Statistical Techniques for Leveraging Geochemical Data in Ore and Non-Ore Characterization for Mining and Environmental Stewardship

The timeline from exploration through to extraction of a mineral deposit often spans decades, resulting in multi-generational geochemical data collected utilizing a variety of digestion and analytical methods. To extract value from these diverse datasets is challenging. This is due to lack of comparability in elemental concentrations produced by different digestion and analysis methods. Relationships between these multi-generational, variable digest geochemical datasets are typically non-linear, requiring a more sophisticated approach to data integration. Two case studies are presented to address this integration problem using simple machine learning workflows. Case study 1 outlines a workflow to derive a common molar element ratio used in porphyry deposit exploration and alteration quantification (2Ca-Na-K/Al) from 4-acid digestion data as a proxy for the degree of feldspar destruction caused by hydrothermal metasomatism.
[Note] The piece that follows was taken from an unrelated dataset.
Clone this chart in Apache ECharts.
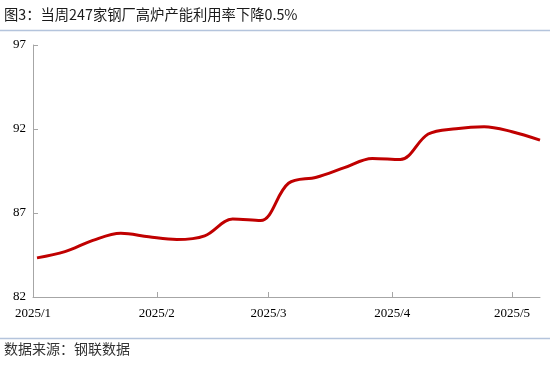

It further illustrates the prediction of this ratio (derived from 4-acid digestion geochemistry) using aqua regia digestion geochemical data as an input. Case study 2 illustrates the use of aqua regia-derived Ca as a proxy for neutralization potential in mineralogical systems dominated by carbonate dissolution in aqua regia digestion, and presents a workflow to predict neutralization potential from 4-acid data, trained to aqua regia Ca. Both case studies showcase the integration of aqua regia and 4-acid datasets via non-linear machine learning algorithms, which exploit the mineralogical and elemental controls governing differences between digestion methods.